THE EXERCISE – Write the data out again exactly, dropping any images it holds.

DATA LINES –
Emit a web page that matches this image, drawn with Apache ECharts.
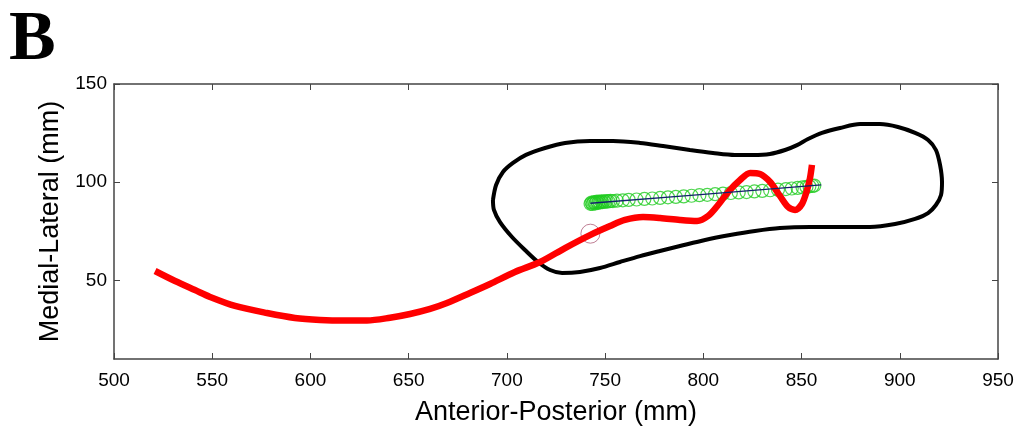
<!DOCTYPE html>
<html>
<head>
<meta charset="utf-8">
<script src="https://cdn.jsdelivr.net/npm/echarts@6/dist/echarts.min.js"></script>
<style>
  html, body { margin: 0; padding: 0; background: #fff; }
  #main { width: 1020px; height: 441px; }
</style>
</head>
<body>
<div id="main"></div>
<script>
// red trajectory (x = anterior-posterior, y = medial-lateral)
var redX = [520.9, 531.1, 541.2, 548.9, 561.6, 577.9, 592.1, 604.9, 617.6, 628.8, 640.5, 650.7, 660.9, 669.5, 681.2, 691.4, 704.1, 716.9, 729.6, 742.3, 752.5, 760.1, 769.3, 778.0, 788.1, 796.8, 802.4, 807.5, 812.6, 818.7, 823.8, 828.9, 834.0, 839.0, 843.1, 846.7, 850.2, 852.8, 854.3, 855.3];
var redY = [54.8, 49.7, 45.1, 41.6, 37.0, 33.4, 30.9, 29.9, 29.6, 29.6, 31.0, 32.9, 35.5, 38.5, 43.6, 48.2, 54.3, 59.4, 66.5, 73.1, 77.7, 80.8, 82.3, 81.8, 80.8, 80.3, 82.8, 88.4, 95.0, 101.1, 104.7, 104.2, 100.1, 93.0, 87.4, 85.9, 88.9, 96.0, 102.1, 108.8];

// black closed contour
var loopX = [692.9, 694.5, 698.0, 703.1, 709.7, 719.4, 729.6, 742.3, 754.0, 767.8, 779.5, 793.2, 804.9, 816.1, 825.3, 833.9, 841.6, 847.7, 853.3, 860.4, 869.6, 879.8, 889.9, 899.1, 907.8, 914.4, 918.4, 920.5, 921.5, 921.0, 918.4, 914.4, 907.8, 897.6, 884.8, 869.6, 854.3, 839.0, 826.3, 813.6, 800.9, 788.1, 777.9, 767.8, 757.6, 747.4, 737.2, 728.1, 722.0, 715.8, 709.2, 702.6, 696.5, 693.4, 692.9];
var loopY = [90.9, 98.6, 105.2, 109.8, 113.9, 117.4, 120.0, 121.0, 121.0, 120.0, 118.4, 116.4, 114.9, 113.9, 113.9, 114.4, 116.4, 118.9, 122.0, 125.1, 127.6, 129.6, 129.6, 128.1, 125.1, 121.5, 116.4, 108.8, 100.1, 93.5, 88.4, 84.3, 81.3, 78.7, 77.2, 77.2, 77.2, 76.7, 75.2, 73.1, 70.6, 67.5, 65.0, 62.4, 59.4, 56.3, 54.3, 53.8, 55.3, 59.4, 65.5, 72.1, 79.7, 85.9, 90.9];

// green circles along the fitted line
var greenX = [742.6, 743.1, 743.6, 744.0, 744.5, 745.0, 745.4, 745.9, 746.4, 746.9, 747.4, 748.0, 748.6, 749.3, 750.0, 750.8, 751.7, 752.7, 754, 756, 759, 762, 766, 770, 774, 778, 782, 786, 790, 794, 798, 802, 806, 810, 814, 818, 822, 826, 830, 834, 838, 842, 845, 848, 850.5, 852.5, 854, 855.5, 856.5];
var greenY = [89.0, 89.6, 88.9, 89.5, 89.9, 89.2, 89.8, 90.1, 89.5, 90.0, 89.7, 90.2, 89.9, 90.3, 90.0, 90.4, 90.2, 90.5, 90.4, 90.6, 90.8, 91.0, 91.2, 91.5, 91.7, 92.0, 92.3, 92.5, 92.8, 93.1, 93.4, 93.6, 93.9, 94.2, 94.5, 94.8, 95.0, 95.3, 95.6, 95.9, 96.2, 96.5, 96.8, 97.1, 97.4, 97.6, 97.9, 98.1, 98.3];

// thin blue line
var blueX = [742.5, 800, 860];
var blueY = [89.3, 93.8, 98.6];

// open circle marker
var markX = [742.5];
var markY = [73.8];

var yTicks = [50, 100, 150];

function pairs(xs, ys) {
    return xs.map(function (x, i) { return [x, ys[i]]; });
}

var myChart = echarts.init(document.getElementById('main'));

var tickFont = { fontFamily: 'Liberation Sans', fontSize: 19, color: '#000' };
var nameFont = { fontFamily: 'Liberation Sans', fontSize: 27, color: '#000' };
var frameLine = { show: true, lineStyle: { color: '#444', width: 1.5 } };
var innerTick = { inside: true, length: 6, lineStyle: { color: '#444' } };

var option = {
    animation: false,
    backgroundColor: '#fff',
    graphic: [{
        type: 'text',
        left: 9,
        top: 6,
        style: { text: 'B', font: 'bold 70px "Liberation Serif"', fill: '#000' }
    }],
    grid: { left: 114, right: 22, top: 84, bottom: 82 },
    xAxis: [{
        type: 'value',
        min: 500, max: 950, interval: 50,
        name: 'Anterior-Posterior (mm)',
        nameLocation: 'middle',
        nameGap: 40,
        nameTextStyle: nameFont,
        axisLine: frameLine,
        axisTick: innerTick,
        axisLabel: { fontFamily: tickFont.fontFamily, fontSize: tickFont.fontSize, color: tickFont.color, margin: 12 },
        splitLine: { show: false }
    }, {
        type: 'value',
        position: 'top',
        min: 500, max: 950, interval: 50,
        axisLine: frameLine,
        axisTick: innerTick,
        axisLabel: { show: false },
        splitLine: { show: false }
    }],
    yAxis: [{
        type: 'value',
        min: 10, max: 150,
        name: 'Medial-Lateral (mm)',
        nameLocation: 'middle',
        nameGap: 48,
        nameTextStyle: nameFont,
        axisLine: frameLine,
        axisTick: { inside: true, length: 6, customValues: yTicks, lineStyle: { color: '#444' } },
        axisLabel: { fontFamily: tickFont.fontFamily, fontSize: tickFont.fontSize, color: tickFont.color, margin: 7, customValues: yTicks },
        splitLine: { show: false }
    }, {
        type: 'value',
        position: 'right',
        min: 10, max: 150,
        axisLine: frameLine,
        axisTick: { inside: true, length: 6, customValues: yTicks, lineStyle: { color: '#444' } },
        axisLabel: { show: false },
        splitLine: { show: false }
    }],
    series: [{
        name: 'contour',
        type: 'line',
        data: pairs(loopX, loopY),
        smooth: 0.3,
        symbol: 'none',
        lineStyle: { color: '#000', width: 4 }
    }, {
        name: 'path',
        type: 'line',
        data: pairs(redX, redY),
        smooth: 0.3,
        symbol: 'none',
        lineStyle: { color: '#f00', width: 6.5 }
    }, {
        name: 'points',
        type: 'scatter',
        data: pairs(greenX, greenY),
        symbol: 'circle',
        symbolSize: 13,
        itemStyle: { color: 'rgba(0,0,0,0)', borderColor: '#22cc22', borderWidth: 1.2 }
    }, {
        name: 'fit',
        type: 'line',
        data: pairs(blueX, blueY),
        symbol: 'none',
        lineStyle: { color: '#14206e', width: 1.3 }
    }, {
        name: 'start',
        type: 'scatter',
        data: pairs(markX, markY),
        symbol: 'circle',
        symbolSize: 19,
        itemStyle: { color: 'rgba(0,0,0,0)', borderColor: '#b0607a', borderWidth: 1 }
    }]
};

myChart.setOption(option);
</script>
</body>
</html>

ANSWER –
Emit a web page that matches this image, drawn with Apache ECharts.
<!DOCTYPE html>
<html>
<head>
<meta charset="utf-8">
<script src="https://cdn.jsdelivr.net/npm/echarts@6/dist/echarts.min.js"></script>
<style>
  html, body { margin: 0; padding: 0; background: #fff; }
  #main { width: 1020px; height: 441px; }
</style>
</head>
<body>
<div id="main"></div>
<script>
// red trajectory (x = anterior-posterior, y = medial-lateral)
var redX = [520.9, 531.1, 541.2, 548.9, 561.6, 577.9, 592.1, 604.9, 617.6, 628.8, 640.5, 650.7, 660.9, 669.5, 681.2, 691.4, 704.1, 716.9, 729.6, 742.3, 752.5, 760.1, 769.3, 778.0, 788.1, 796.8, 802.4, 807.5, 812.6, 818.7, 823.8, 828.9, 834.0, 839.0, 843.1, 846.7, 850.2, 852.8, 854.3, 855.3];
var redY = [54.8, 49.7, 45.1, 41.6, 37.0, 33.4, 30.9, 29.9, 29.6, 29.6, 31.0, 32.9, 35.5, 38.5, 43.6, 48.2, 54.3, 59.4, 66.5, 73.1, 77.7, 80.8, 82.3, 81.8, 80.8, 80.3, 82.8, 88.4, 95.0, 101.1, 104.7, 104.2, 100.1, 93.0, 87.4, 85.9, 88.9, 96.0, 102.1, 108.8];

// black closed contour
var loopX = [692.9, 694.5, 698.0, 703.1, 709.7, 719.4, 729.6, 742.3, 754.0, 767.8, 779.5, 793.2, 804.9, 816.1, 825.3, 833.9, 841.6, 847.7, 853.3, 860.4, 869.6, 879.8, 889.9, 899.1, 907.8, 914.4, 918.4, 920.5, 921.5, 921.0, 918.4, 914.4, 907.8, 897.6, 884.8, 869.6, 854.3, 839.0, 826.3, 813.6, 800.9, 788.1, 777.9, 767.8, 757.6, 747.4, 737.2, 728.1, 722.0, 715.8, 709.2, 702.6, 696.5, 693.4, 692.9];
var loopY = [90.9, 98.6, 105.2, 109.8, 113.9, 117.4, 120.0, 121.0, 121.0, 120.0, 118.4, 116.4, 114.9, 113.9, 113.9, 114.4, 116.4, 118.9, 122.0, 125.1, 127.6, 129.6, 129.6, 128.1, 125.1, 121.5, 116.4, 108.8, 100.1, 93.5, 88.4, 84.3, 81.3, 78.7, 77.2, 77.2, 77.2, 76.7, 75.2, 73.1, 70.6, 67.5, 65.0, 62.4, 59.4, 56.3, 54.3, 53.8, 55.3, 59.4, 65.5, 72.1, 79.7, 85.9, 90.9];

// green circles along the fitted line
var greenX = [742.6, 743.1, 743.6, 744.0, 744.5, 745.0, 745.4, 745.9, 746.4, 746.9, 747.4, 748.0, 748.6, 749.3, 750.0, 750.8, 751.7, 752.7, 754, 756, 759, 762, 766, 770, 774, 778, 782, 786, 790, 794, 798, 802, 806, 810, 814, 818, 822, 826, 830, 834, 838, 842, 845, 848, 850.5, 852.5, 854, 855.5, 856.5];
var greenY = [89.0, 89.6, 88.9, 89.5, 89.9, 89.2, 89.8, 90.1, 89.5, 90.0, 89.7, 90.2, 89.9, 90.3, 90.0, 90.4, 90.2, 90.5, 90.4, 90.6, 90.8, 91.0, 91.2, 91.5, 91.7, 92.0, 92.3, 92.5, 92.8, 93.1, 93.4, 93.6, 93.9, 94.2, 94.5, 94.8, 95.0, 95.3, 95.6, 95.9, 96.2, 96.5, 96.8, 97.1, 97.4, 97.6, 97.9, 98.1, 98.3];

// thin blue line
var blueX = [742.5, 800, 860];
var blueY = [89.3, 93.8, 98.6];

// open circle marker
var markX = [742.5];
var markY = [73.8];

var yTicks = [50, 100, 150];

function pairs(xs, ys) {
    return xs.map(function (x, i) { return [x, ys[i]]; });
}

var myChart = echarts.init(document.getElementById('main'));

var tickFont = { fontFamily: 'Liberation Sans', fontSize: 19, color: '#000' };
var nameFont = { fontFamily: 'Liberation Sans', fontSize: 27, color: '#000' };
var frameLine = { show: true, lineStyle: { color: '#444', width: 1.5 } };
var innerTick = { inside: true, length: 6, lineStyle: { color: '#444' } };

var option = {
    animation: false,
    backgroundColor: '#fff',
    graphic: [{
        type: 'text',
        left: 9,
        top: 6,
        style: { text: 'B', font: 'bold 70px "Liberation Serif"', fill: '#000' }
    }],
    grid: { left: 114, right: 22, top: 84, bottom: 82 },
    xAxis: [{
        type: 'value',
        min: 500, max: 950, interval: 50,
        name: 'Anterior-Posterior (mm)',
        nameLocation: 'middle',
        nameGap: 40,
        nameTextStyle: nameFont,
        axisLine: frameLine,
        axisTick: innerTick,
        axisLabel: { fontFamily: tickFont.fontFamily, fontSize: tickFont.fontSize, color: tickFont.color, margin: 12 },
        splitLine: { show: false }
    }, {
        type: 'value',
        position: 'top',
        min: 500, max: 950, interval: 50,
        axisLine: frameLine,
        axisTick: innerTick,
        axisLabel: { show: false },
        splitLine: { show: false }
    }],
    yAxis: [{
        type: 'value',
        min: 10, max: 150,
        name: 'Medial-Lateral (mm)',
        nameLocation: 'middle',
        nameGap: 48,
        nameTextStyle: nameFont,
        axisLine: frameLine,
        axisTick: { inside: true, length: 6, customValues: yTicks, lineStyle: { color: '#444' } },
        axisLabel: { fontFamily: tickFont.fontFamily, fontSize: tickFont.fontSize, color: tickFont.color, margin: 7, customValues: yTicks },
        splitLine: { show: false }
    }, {
        type: 'value',
        position: 'right',
        min: 10, max: 150,
        axisLine: frameLine,
        axisTick: { inside: true, length: 6, customValues: yTicks, lineStyle: { color: '#444' } },
        axisLabel: { show: false },
        splitLine: { show: false }
    }],
    series: [{
        name: 'contour',
        type: 'line',
        data: pairs(loopX, loopY),
        smooth: 0.3,
        symbol: 'none',
        lineStyle: { color: '#000', width: 4 }
    }, {
        name: 'path',
        type: 'line',
        data: pairs(redX, redY),
        smooth: 0.3,
        symbol: 'none',
        lineStyle: { color: '#f00', width: 6.5 }
    }, {
        name: 'points',
        type: 'scatter',
        data: pairs(greenX, greenY),
        symbol: 'circle',
        symbolSize: 13,
        itemStyle: { color: 'rgba(0,0,0,0)', borderColor: '#22cc22', borderWidth: 1.2 }
    }, {
        name: 'fit',
        type: 'line',
        data: pairs(blueX, blueY),
        symbol: 'none',
        lineStyle: { color: '#14206e', width: 1.3 }
    }, {
        name: 'start',
        type: 'scatter',
        data: pairs(markX, markY),
        symbol: 'circle',
        symbolSize: 19,
        itemStyle: { color: 'rgba(0,0,0,0)', borderColor: '#b0607a', borderWidth: 1 }
    }]
};

myChart.setOption(option);
</script>
</body>
</html>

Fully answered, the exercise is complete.